Joint pain: The pain may be in one particular joint and can be mild. It is often first noticed after exercise or when one puts weight or pressure on the joint. As the bone starts to rub on the bone, the pain becomes constant. 

Joint stiffness- Many people complain of stiffness in their joints, mostly in the morning, upon rising. This usually lasts for less than 30 minutes. This can also occur after a long car ride or even sitting for too long. 

Swelling of the joint- People are more likely to complain of swollen joints after participating in an activity that stresses the joint.

Muscle weakness- Muscle weakness occurs primarily as a result of lack of use. Often, the resultant pain reduces the amount of physical activity. This causes a loss of muscle strength. 

Deformation of the joint- The joints lose the cartilage that provides a cushion between the bones. This usually takes a long time to occur. So the deformation of the joints is often not noticed until years after the initial diagnosis. This can result in the bone resting on the bone, which can lead to the formation of bone spurs. The deformation is most obvious in the joints of the fingers. 

Reduced range of motion- The changes that occur in the joints can limit the range of motion. Muscle weakness also contributes to this problem. 

Risk Factors of Osteoarthritis

Age– This is the number one factor for OA. The older we are, the greater the likely hood that our joints will be affected by OA. 

Genetics- Another risk factor is the family history (mother, father, siblings). This is particularly true for OA of the joints in the fingers and hands. Currently, researchers are trying to determine the type of genes involved in OA.

Weight- A condition of overweight or obesity significantly increase the chances of OA in the hips, knees, and feet. It causes more stress on joints. Studies have shown that for each pound of total weight gain, hips feel like having gained six pounds and knees feel like having a three-pound gain. 

Gender- Women are more likely to develop OA, especially in their hands.

Injury- An injury to the joint or frequently performing the same repetitive movement can also lead to OA. Anyone who has broken a bone or torn the ligaments of a joint is more likely to have arthritis. OA might occur years after the initial injury, but it can occur. This type of arthritis is often seen in athletes, musicians, and people who do jobs that require them to repeat the same movement over and over again.

Lifestyle- Lifestyle factors like exercise, eating habits, and sleeping can influence the chances of developing arthritis, although it is not sure what role they may play. Scientists believe that OA is due to a systemic problem, not just wear and tear. 

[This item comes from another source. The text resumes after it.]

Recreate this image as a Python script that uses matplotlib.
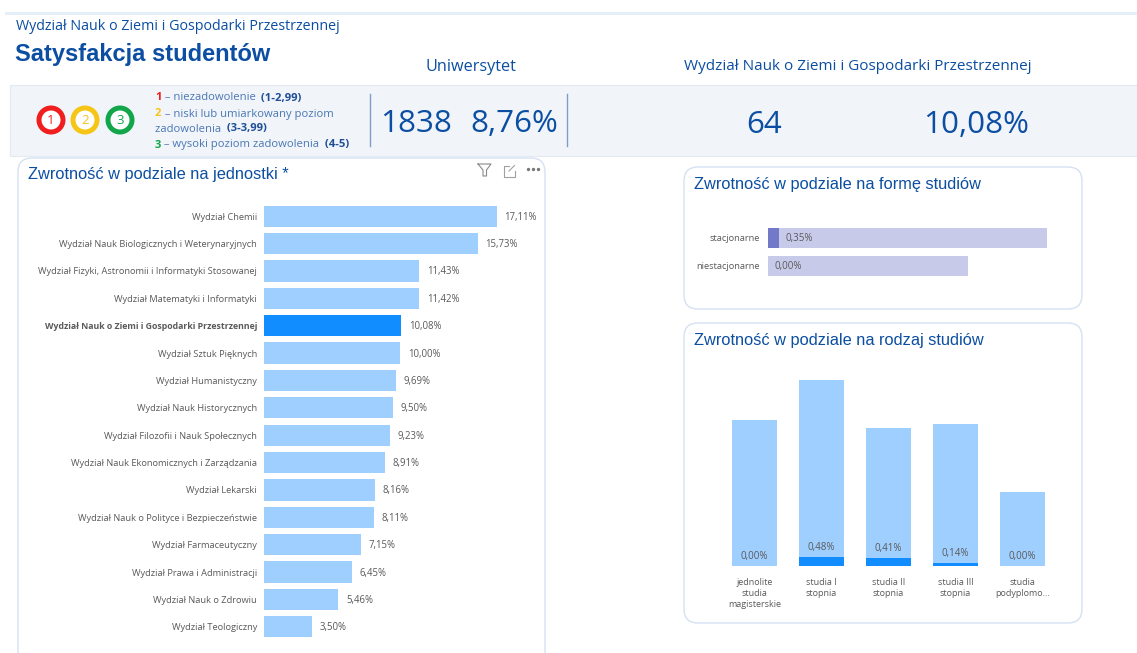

Management of Osteoarthritis

Maintaining a healthy lifestyle can play a central role in the management of the disease.  Exercising regularly, consuming a varied and balanced diet, getting 8 hours of sleep every night, and not smoking have all been linked to a lower risk of developing OA. Nutrition has an important role in the management of arthritis.

Although there is no diet or nutritional supplement that is proven to cure arthritis, there are foods that can have an impact on arthritis management, as well as nutritional and herbal supplements that may be helpful in most cases. Recent advances, especially in the development of new modern drugs and surgery, have made the medical management of OA more successful in meeting the treatment goal. However, optimal arthritis management involves more than drug treatments.